Notas Documentation

2. Types and Functions

2. Types and Functions


Types can be thought of as sets of values. Types can be finite, in the case of Bool (True or False). They can also be infinite sets, such as String. A type declaration like x :: Integer declares that x is a member of the set of integers.

Set is the category of sets. Objects in this category are sets, and morphisms are mathematical functions between members of those sets.

Ideally, we’d like to think of Haskell types as sets and Haskell functions as mathematical ones. However, mathematical functions are not executed, whereas Haskell ones are. This isn’t a problem if a Haskell function terminates, but many Haskell functions may not.

Distinguishing between functions that terminate and those that do not isn’t possible (and is the basis of the Halting Problem). So, types are extended by an extra value to correspond to a non-terminating computation - the bottom ( \(\bot\) ). So Bool can return values of True, False or \(\bot\).

Functions that return bottom are partial functions. Functions that terminate for every possible argument are total functions. Because the set of values for types have to be extended to include \(\bot\), the category of Haskell types/functions is actually called Hask.
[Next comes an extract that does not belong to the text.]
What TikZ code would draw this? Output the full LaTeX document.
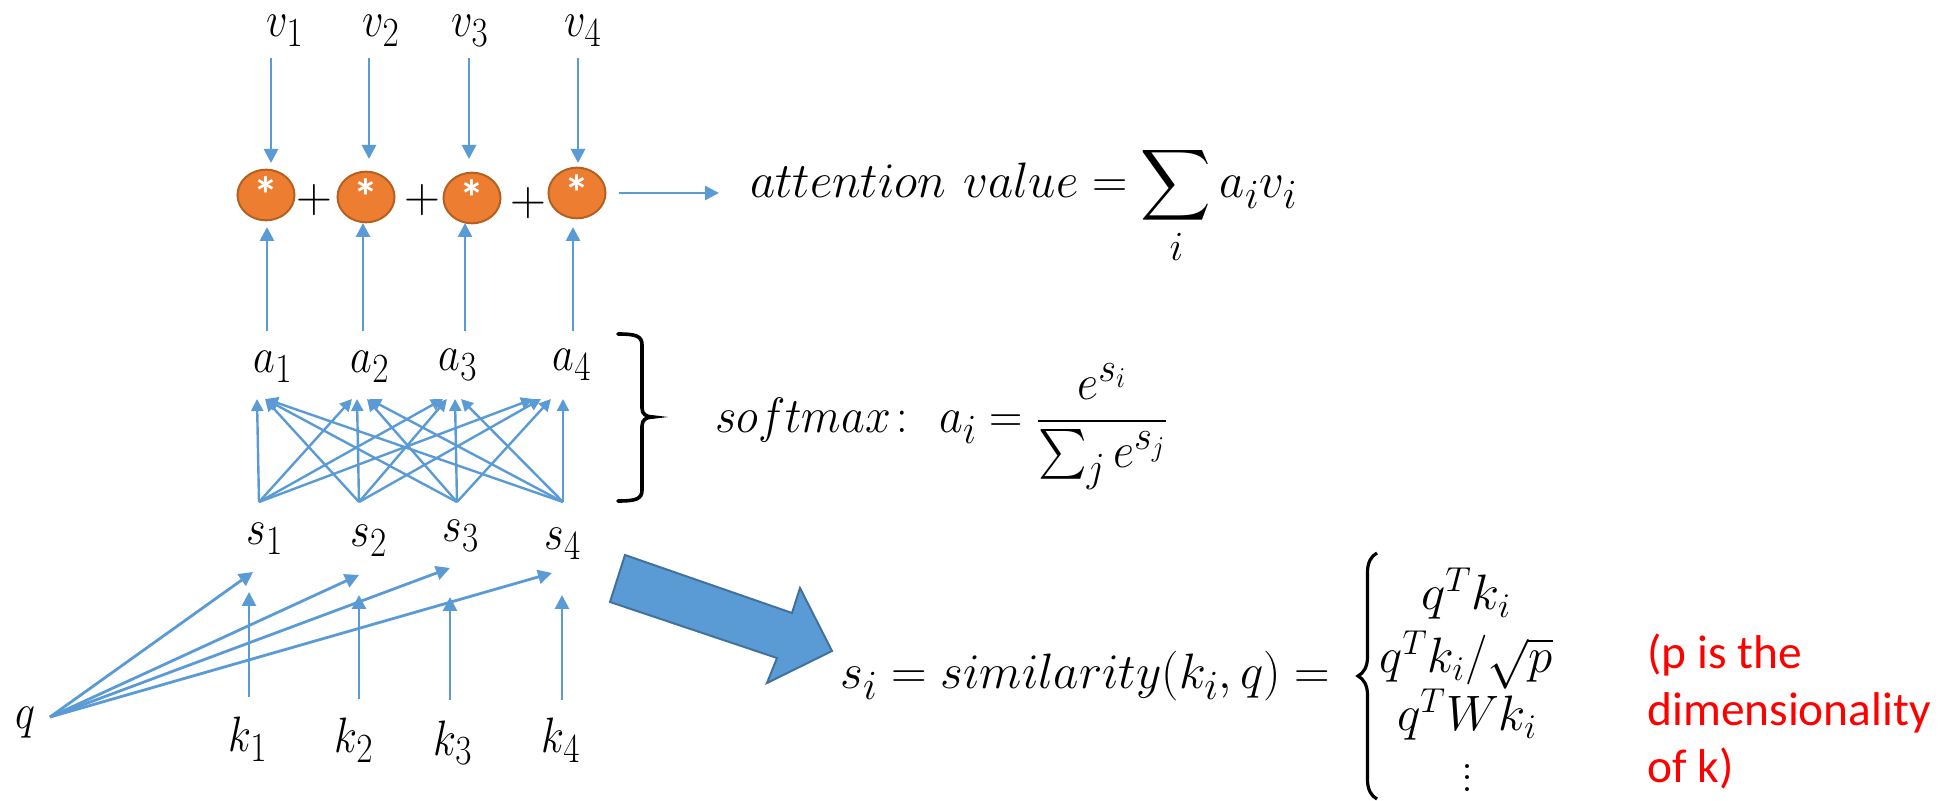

Since types are sets, we can correspond between different sets and their Haskell types. The empty set in Haskell is known as Void, functions that take Void as their argument can never be called, as there is no value that can be given:

absurd :: Void -> a

absurd is universally polymorphic in its return type, as it can never be evaluated. Void represents falsity.

Singleton sets are types that have only 1 possible value. In Haskell, this is () or unit. A function that takes unit essentially picks a single element from it’s target type:

f100 :: () -> Integer
f100 () = 100

A function that returns unit does nothing and discards its argument, essentially mapping every member of the input type to the singleton element:

unit :: a -> ()
unit _ = ()

Functions from Bool pick 2 elements from the target type. Functions to Bool are called predicates.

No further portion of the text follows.